The Phoenix Fraternal Order of Police Lodge 2 said they “could not be more disappointed” in the Justice Department and what it called “its so-called ‘pattern and practice investigation’ into the Phoenix Police Department.”
“Our investigation revealed systemic problems within Phoenix Police Department that deprive people of their rights under the Constitution and federal law,” the report concluded, adding how it found “pervasive failings in Phoenix Police Department’s policies, training, supervision, and accountability systems that have disguised and perpetuated these violations for years.”
But the FOP says the DOJ’s investigative summary “is full of half-truths, unsubstantiated accusations, and haphazard, illogical conclusions,” Lou Manganiello, the Phoenix FOP president, said.
Phoenix PD officers have been required since 2019 to self-document any instance in which they point a gun at a person.
A 2017 probe investigated officers’ use of force against a crowd of demonstrators protesting in the streets after a Donald Trump campaign rally.

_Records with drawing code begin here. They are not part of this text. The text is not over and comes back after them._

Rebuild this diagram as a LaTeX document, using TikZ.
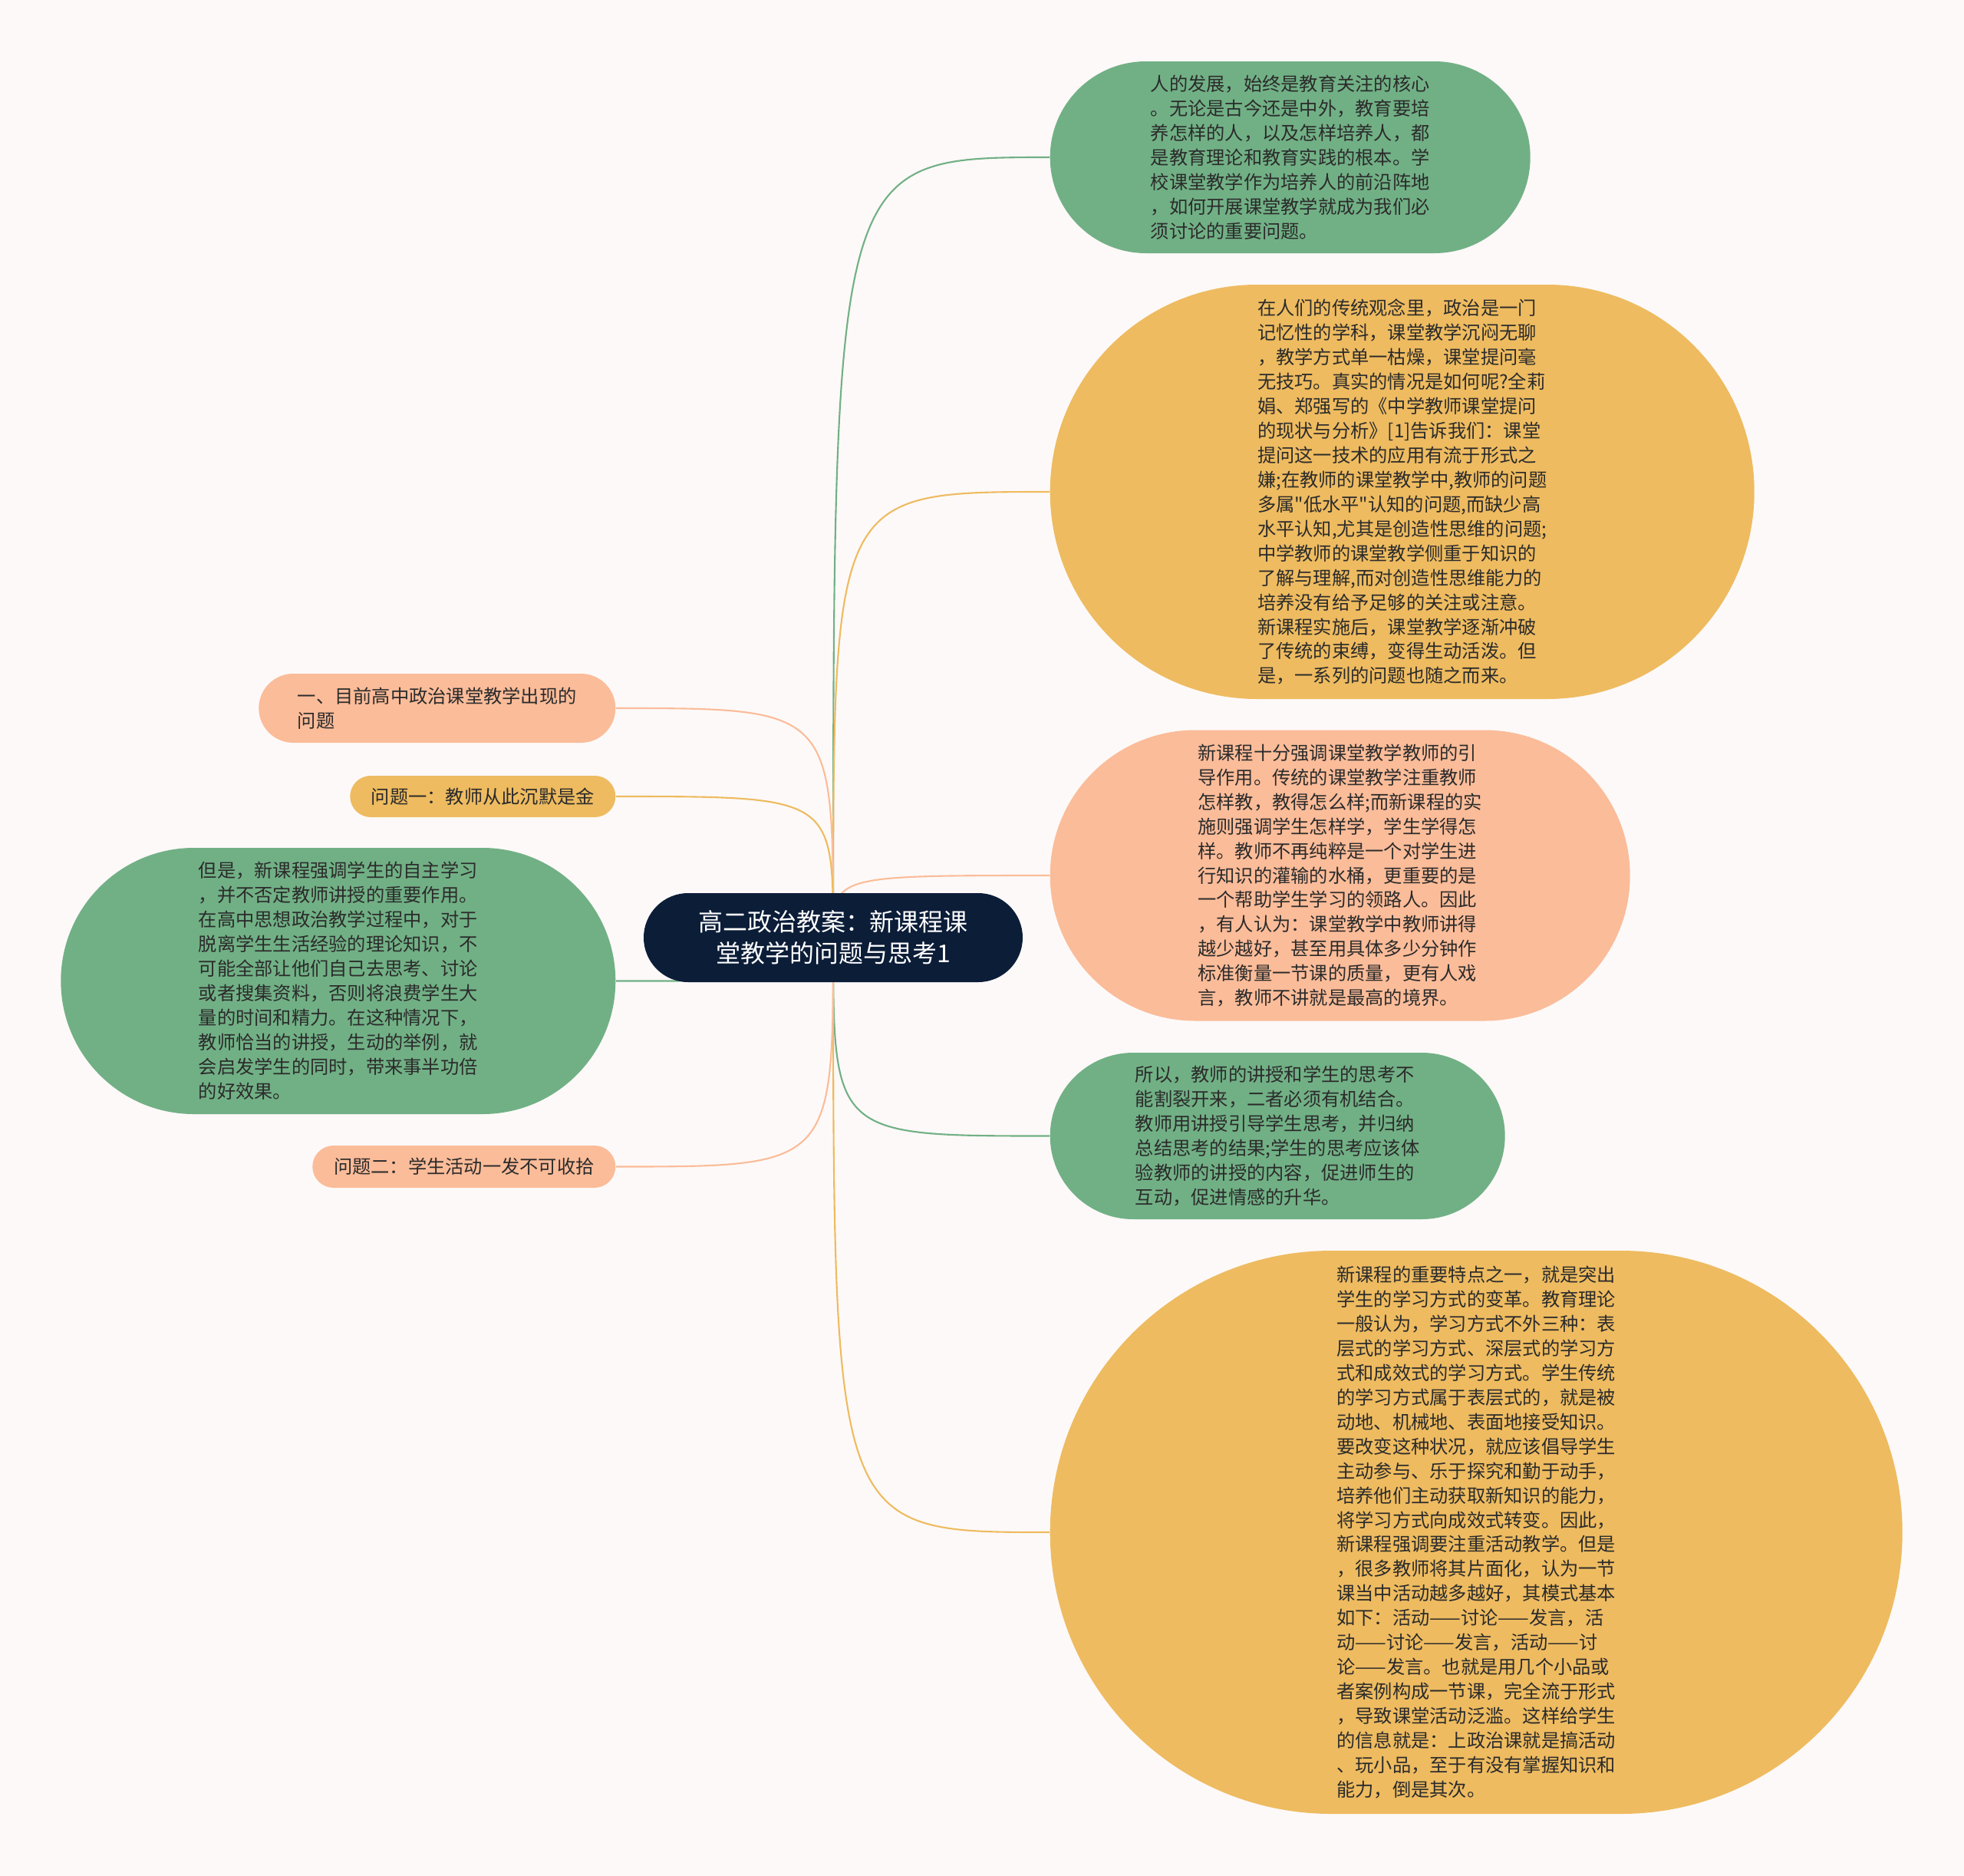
\documentclass[tikz,border=0pt]{standalone}
\usepackage{fontspec}
\setmainfont{Noto Sans CJK SC}
\newfontfamily\cjkfont{Noto Sans CJK SC}
\usetikzlibrary{backgrounds}
\definecolor{bg}{HTML}{FDF9F8}
\definecolor{navy}{HTML}{0C1D38}
\definecolor{grn}{HTML}{71B085}
\definecolor{ylw}{HTML}{EEBB60}
\definecolor{sal}{HTML}{FBBC99}
\definecolor{ink}{HTML}{2B2B2B}
\tikzset{
  pill/.style n args={3}{fill=#1, minimum width=#2cm, minimum height=#3cm,
    rounded corners=#3*0.5cm, inner sep=2pt, align=left, text=ink,
    font=\cjkfont\fontsize{6.9pt}{9.1pt}\selectfont},
  rootbox/.style={fill=navy, text=white, minimum width=4.94cm, minimum height=1.16cm,
    rounded corners=0.58cm, align=center, font=\cjkfont\fontsize{9.1pt}{11.6pt}\selectfont},
  link/.style={draw=#1, line width=0.6pt}}

\begin{document}
\begin{tikzpicture}
\useasboundingbox (0,0) rectangle (25.6,-24.45);
\node[rootbox] (root) at (10.86,-12.22) {高二政治教案：新课程课\\堂教学的问题与思考1};
\node[pill={grn}{6.26}{2.50}, anchor=west] (c1) at (13.68,-2.05) {人的发展，始终是教育关注的核心\\。无论是古今还是中外，教育要培\\养怎样的人，以及怎样培养人，都\\是教育理论和教育实践的根本。学\\校课堂教学作为培养人的前沿阵地\\，如何开展课堂教学就成为我们必\\须讨论的重要问题。};
\node[pill={ylw}{9.18}{5.40}, anchor=west] (c2) at (13.68,-6.41) {在人们的传统观念里，政治是一门\\记忆性的学科，课堂教学沉闷无聊\\，教学方式单一枯燥，课堂提问毫\\无技巧。真实的情况是如何呢?全莉\\娟、郑强写的《中学教师课堂提问\\的现状与分析》[1]告诉我们：课堂\\提问这一技术的应用有流于形式之\\嫌;在教师的课堂教学中,教师的问题\\多属"低水平"认知的问题,而缺少高\\水平认知,尤其是创造性思维的问题;\\中学教师的课堂教学侧重于知识的\\了解与理解,而对创造性思维能力的\\培养没有给予足够的关注或注意。\\新课程实施后，课堂教学逐渐冲破\\了传统的束缚，变得生动活泼。但\\是，一系列的问题也随之而来。};
\node[pill={sal}{7.56}{3.79}, anchor=west] (c3) at (13.68,-11.41) {新课程十分强调课堂教学教师的引\\导作用。传统的课堂教学注重教师\\怎样教，教得怎么样;而新课程的实\\施则强调学生怎样学，学生学得怎\\样。教师不再纯粹是一个对学生进\\行知识的灌输的水桶，更重要的是\\一个帮助学生学习的领路人。因此\\，有人认为：课堂教学中教师讲得\\越少越好，甚至用具体多少分钟作\\标准衡量一节课的质量，更有人戏\\言，教师不讲就是最高的境界。};
\node[pill={grn}{5.93}{2.17}, anchor=west] (c4) at (13.68,-14.805) {所以，教师的讲授和学生的思考不\\能割裂开来，二者必须有机结合。\\教师用讲授引导学生思考，并归纳\\总结思考的结果;学生的思考应该体\\验教师的讲授的内容，促进师生的\\互动，促进情感的升华。};
\node[pill={ylw}{11.11}{7.34}, anchor=west] (c5) at (13.68,-19.97) {新课程的重要特点之一，就是突出\\学生的学习方式的变革。教育理论\\一般认为，学习方式不外三种：表\\层式的学习方式、深层式的学习方\\式和成效式的学习方式。学生传统\\的学习方式属于表层式的，就是被\\动地、机械地、表面地接受知识。\\要改变这种状况，就应该倡导学生\\主动参与、乐于探究和勤于动手，\\培养他们主动获取新知识的能力，\\将学习方式向成效式转变。因此，\\新课程强调要注重活动教学。但是\\，很多教师将其片面化，认为一节\\课当中活动越多越好，其模式基本\\如下：活动——讨论——发言，活\\动——讨论——发言，活动——讨\\论——发言。也就是用几个小品或\\者案例构成一节课，完全流于形式\\，导致课堂活动泛滥。这样给学生\\的信息就是：上政治课就是搞活动\\、玩小品，至于有没有掌握知识和\\能力，倒是其次。};
\node[pill={sal}{4.65}{0.90}, anchor=east] (l1) at (8.03,-9.23) {一、目前高中政治课堂教学出现的\\问题};
\node[pill={ylw}{3.46}{0.54}, anchor=east] (l2) at (8.03,-10.38) {问题一：教师从此沉默是金};
\node[pill={grn}{7.23}{3.47}, anchor=east] (l3) at (8.03,-12.785) {但是，新课程强调学生的自主学习\\，并不否定教师讲授的重要作用。\\在高中思想政治教学过程中，对于\\脱离学生生活经验的理论知识，不\\可能全部让他们自己去思考、讨论\\或者搜集资料，否则将浪费学生大\\量的时间和精力。在这种情况下，\\教师恰当的讲授，生动的举例，就\\会启发学生的同时，带来事半功倍\\的好效果。};
\node[pill={sal}{3.95}{0.55}, anchor=east] (l4) at (8.03,-15.205) {问题二：学生活动一发不可收拾};
\begin{scope}[on background layer]
\fill[bg] (0,0) rectangle (25.6,-24.45);
\foreach \n/\c in {c1/grn, c2/ylw, c3/sal, c4/grn, c5/ylw}
  \draw[link=\c] (root.center) .. controls (root.center |- \n.west) .. (\n.west);
\foreach \n/\c in {l1/sal, l2/ylw, l3/grn, l4/sal}
  \draw[link=\c] (root.center) .. controls (root.center |- \n.east) .. (\n.east);
\end{scope}
\end{tikzpicture}
\end{document}
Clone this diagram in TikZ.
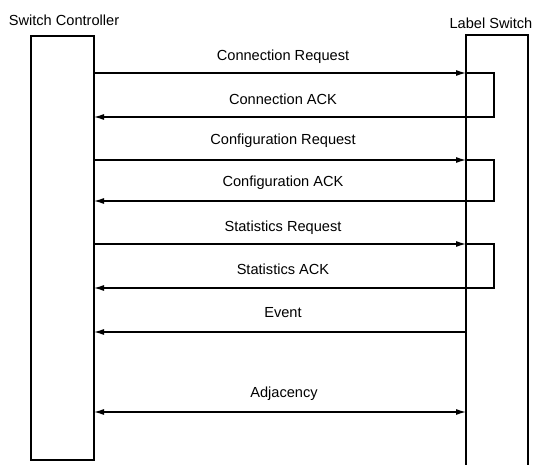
\documentclass[tikz,border=0pt]{standalone}
\usepackage{fontspec}
\setmainfont{Liberation Sans}
\usetikzlibrary{arrows.meta}

\tikzset{
  life/.style={line width=1.2pt},
  msg/.style={line width=1.2pt,-{Latex[length=10pt,width=6pt]}},
  dmsg/.style={line width=1.2pt,{Latex[length=10pt,width=6pt]}-{Latex[length=10pt,width=6pt]}},
  lbl/.style={anchor=base,inner sep=0pt}
}

\begin{document}
\begin{tikzpicture}[x=1pt,y=-1pt,font=\fontsize{14.6}{17}\selectfont]
  \useasboundingbox (0,0) rectangle (536,465);
  % the two lifelines
  \draw[life] (31,36) rectangle (94,460);
  \draw[life] (466,465) -- (466,35) -- (528,35) -- (528,465);
  \path (64,20) node (ctl) {Switch Controller};
  \path (491,23) node (sw) {Label Switch};
  % request / ack pairs
  \foreach \yq/\ya/\bq/\ba/\txt in {73/117/61/105/Connection,
                                    160/201/145/187/Configuration,
                                    244/288/232/275/Statistics}{
    \path (94,\yq) coordinate (cq) (466,\yq) coordinate (sq)
          (494,\ya) coordinate (lp) (94,\ya) coordinate (ca);
    \draw[msg] (cq) -- (sq);
    \draw[msg] (sq) -| (lp) -- (ca);
    \path (283,\bq) node[lbl] (req) {\txt\ Request};
    \path (283,\ba) node[lbl] (ack) {\txt\ ACK};
  }
  % event
  \path (94,332) coordinate (ce) (466,332) coordinate (se);
  \draw[msg] (se) -- (ce);
  \path (283,318) node[lbl] (ev) {Event};
  % adjacency
  \path (94,412) coordinate (cd) (466,412) coordinate (sd);
  \draw[dmsg] (cd) -- (sd);
  \path (284,397) node[lbl] (adj) {Adjacency};
\end{tikzpicture}
\end{document}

There were 369 reported kidnappings and 337 Phoenix home invasions in 2008, which earned Arizona’s state capital the notorious title as the “kidnap-for-ransom capital” of the United States.
In a letter dated Thursday to DOJ, City Attorney Julie Kriegh claimed that the city of Phoenix and “Phoenix Police Department of today are materially different than the Department that you investigated.”
A 2003 review of shooting reports in the United States’ 10 largest cities between 1996 and 2000 found that Phoenix police killed an average of 3.33 suspects per 1,000 officers, making the Phoenix department more than twice as likely to kill their alleged attackers than other big-city departments.
But analysts pointed out Phoenix’s mitigating factors: a growing population, proximity to the southern border and even Arizona’s liberal gun laws as reasons for escalating violence over the last 20 years.
“Our policy and training is, you fire to stop the threat,” then-Phoenix Police Chief Harold Hurtt said in 2003.
“We want to see not only what these individual incidents are that the Department of Justice refers to,” Interim Police Chief Michael Sullivan said Thursday. “But we also want to see whether it included policy change or whether it possibly included discipline, or other changes within the department as far as practices go.”